Rarely does good investing lead us to perfect stocks, instead we are often required to sift through the unwanted and unloved stocks. In the search for the largest discrepancy between price and value, this is often where the best investments are, among stocks overly punished for non fatal flaws. Below are a list of three companies that have their problems, but are worth a closer look from investors. Not only do they have fundamental upside, they have also drawn the attention of smart money investors. Notable shareholders are often useful because they have a history of success that likely improves the chances of a good investment, but they are also potential shareholder catalysts, serving a role that is nearly impossible for passive minority investors.
Level 3 Communications (NASDAQ:LVLT)
Southeastern Asset Management, Fairfax Financial Holdings, Blue Ridge Capital, Longleaf Partners
This company was once among the hottest stocks during the internet bubble, but it suffered in recent years because of overcapacity, limited pricing power and a large debt load. The company is still struggling, but its recent stock deal to acquire Global Crossing could provide a strong catalyst for future price appreciation. The consolidation of major industry players should improve pricing. In addition, LVLT's CEO James Crowe anticipates cost cutting opportunities of as much as $2.5 billion, with $200 million in the first 18 months. This would almost largely offset acquisition integration costs of $200 to $225 million. While it is all too common for management to justify high priced acquisitions (LVLT's buyout price was a 56% premium to the previous day's close) with promises of synergies, the $2.5 billion figure is so substantial relative to the sizes of the target and acquirer that it requires special attention.
General Motors (NYSE:GM)
Perry Corporation, Greenlight Capital, Capital Research Global Investors, Global Thematic Partners
The iconic American car maker has been mired in some political headlines following its controversial reorganization, but it is hard not to appreciate the improved position of this leading car manufacturer. The company has produced five profitable quarters after a miserable stretch that led to bankruptcy. Through brands like Buick, Cadillac, Chevrolet, GM, Daewoo, Isuzu, Holden, Jiefang, Alpheon and Wuling, GM has a strong position in domestic and international markets. The company will remain a dominant brand in the global automotive market for years to come.

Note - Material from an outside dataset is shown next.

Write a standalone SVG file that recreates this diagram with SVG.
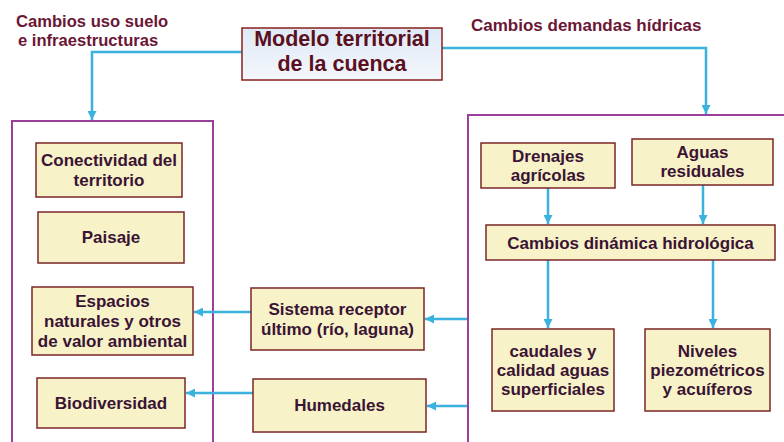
<svg xmlns="http://www.w3.org/2000/svg" width="784" height="442" viewBox="0 0 784 442">
<defs>
<linearGradient id="gTop" x1="0" y1="0" x2="0" y2="1">
<stop offset="0" stop-color="#dfe9f6"/>
<stop offset="1" stop-color="#f4f7fc"/>
</linearGradient>
<marker id="ah" viewBox="0 0 10 10" refX="10" refY="5" markerUnits="userSpaceOnUse" markerWidth="9" markerHeight="9" orient="auto">
<path d="M0,0 L10,5 L0,10 z" fill="#3bb1de"/>
</marker>
<style>
.node{fill:#f8f2c8;stroke:#7b2626;stroke-width:1.5}
.frame{fill:none;stroke:#9b3f9b;stroke-width:2}
.t{font-family:"Liberation Sans",Arial,sans-serif;font-weight:bold;font-size:17px;fill:#3a1434;text-anchor:middle}
.lbl{font-family:"Liberation Sans",Arial,sans-serif;font-weight:bold;font-size:16.6px;fill:#6c1636}
.title{font-family:"Liberation Sans",Arial,sans-serif;font-weight:bold;font-size:21.5px;fill:#5a1020;text-anchor:middle}
.c{fill:none;stroke:#3bb1de;stroke-width:2.5;marker-end:url(#ah)}
</style>
</defs>
<rect width="784" height="442" fill="#ffffff"/>

<g id="frames">
<rect class="frame" x="12" y="121" width="201" height="340"/>
<rect class="frame" x="468" y="115" width="340" height="346"/>
</g>

<g id="labels">
<text class="lbl" x="16" y="27">Cambios uso suelo</text>
<text class="lbl" x="18" y="46">e infraestructuras</text>
<text class="lbl" x="471" y="31" style="font-size:17px">Cambios demandas hídricas</text>
</g>

<g id="connectors">
<path class="c" d="M242,52 H92 V120"/>
<path class="c" d="M442,48 H706 V114"/>
<path class="c" d="M548,188 V224"/>
<path class="c" d="M703,185 V224"/>
<path class="c" d="M548,260 V328"/>
<path class="c" d="M713,260 V328"/>
<path class="c" d="M467,319 H425"/>
<path class="c" d="M467,406 H427"/>
<path class="c" d="M251,312 H194"/>
<path class="c" d="M253,393 H186"/>
</g>

<g id="modelo">
<rect x="242" y="28" width="200" height="52" fill="url(#gTop)" stroke="#8b1f1f" stroke-width="1.5"/>
<text class="title" x="342" y="46">Modelo territorial</text>
<text class="title" x="342" y="71">de la cuenca</text>
</g>

<g id="conectividad">
<rect class="node" x="36" y="143" width="146" height="54"/>
<text class="t" x="109" y="166">Conectividad del</text>
<text class="t" x="109" y="186">territorio</text>
</g>

<g id="paisaje">
<rect class="node" x="38" y="212" width="146" height="51"/>
<text class="t" x="111" y="243">Paisaje</text>
</g>

<g id="espacios">
<rect class="node" x="32" y="287" width="161" height="68"/>
<text class="t" x="112.5" y="307">Espacios</text>
<text class="t" x="112.5" y="327">naturales y otros</text>
<text class="t" x="112.5" y="347">de valor ambiental</text>
</g>

<g id="biodiversidad">
<rect class="node" x="37" y="378" width="148" height="50"/>
<text class="t" x="111" y="409">Biodiversidad</text>
</g>

<g id="sistema">
<rect class="node" x="251" y="288" width="173" height="62"/>
<text class="t" x="337.5" y="315">Sistema receptor</text>
<text class="t" x="337.5" y="335">último (río, laguna)</text>
</g>

<g id="humedales">
<rect class="node" x="253" y="379" width="173" height="53"/>
<text class="t" x="339.5" y="411">Humedales</text>
</g>

<g id="drenajes">
<rect class="node" x="481" y="143" width="134" height="45"/>
<text class="t" x="548" y="162">Drenajes</text>
<text class="t" x="548" y="181">agrícolas</text>
</g>

<g id="aguas">
<rect class="node" x="632" y="139" width="141" height="46"/>
<text class="t" x="702.5" y="158">Aguas</text>
<text class="t" x="702.5" y="177">residuales</text>
</g>

<g id="dinamica">
<rect class="node" x="486" y="225" width="289" height="35"/>
<text class="t" x="630.5" y="248.5">Cambios dinámica hidrológica</text>
</g>

<g id="caudales">
<rect class="node" x="492" y="329" width="122" height="82"/>
<text class="t" x="553" y="357">caudales y</text>
<text class="t" x="553" y="376">calidad aguas</text>
<text class="t" x="553" y="395">superficiales</text>
</g>

<g id="niveles">
<rect class="node" x="645" y="329" width="125" height="82"/>
<text class="t" x="707.5" y="357">Niveles</text>
<text class="t" x="707.5" y="376">piezométricos</text>
<text class="t" x="707.5" y="395">y acuíferos</text>
</g>
</svg>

General Motors' continued push into high gas mileage automobiles and greener technologies should keep the company at the forefront of the industry. Sales of the Chevy Volt have been mild to date, but the vehicle sales could continue to improve along with regulations increasing the hurdle for minimum gas mileage requirements. As another example of GM's commitment to the future, GM Ventures recently invested $6 million in Proterra Inc, a leading maker of zero emission buses. Not only does the company give GM great exposure to a growth market, it also improves its relationship with innovative VC firms like Kleiner Perkins Caufield & Byers.
With current prices near 52 week lows, GM trades at a trailing P/E of 7.17 and a forward P/E of 6.09.
SIRIUS XM Radio (NASDAQ:SIRI)
John Malone's Liberty Media, Capital World Investors, SAC Capital Advisors
While the satellite radio provider does carry a sizeable $3 billion of debt, the company is nowhere near the speculative stock that it once was. Between the funding deal with Liberty Media during the financial crisis and its strengthening business, the company's speculative nature is becoming moreso by reputation than actuality.
According to Mel Karmazin, the company is rapidly improving its operations and could have its technology installed in 70 million cars by 2015. This is a substantial population of potential users. In addition, the company will likely continue to benefit from the rebound in automotive sales. Finally, the company should also benefit from an increasing exposure in the used car market as new cars equipped with Sirius XM receivers roll off into the used car market as well as through active marketing-- like the recent deal among GM used car dealerships that offered 3 months of service.
Disclosure: I have no positions in any stocks mentioned, but may initiate a long position in LVLT, SIRI, GM over the next 72 hours.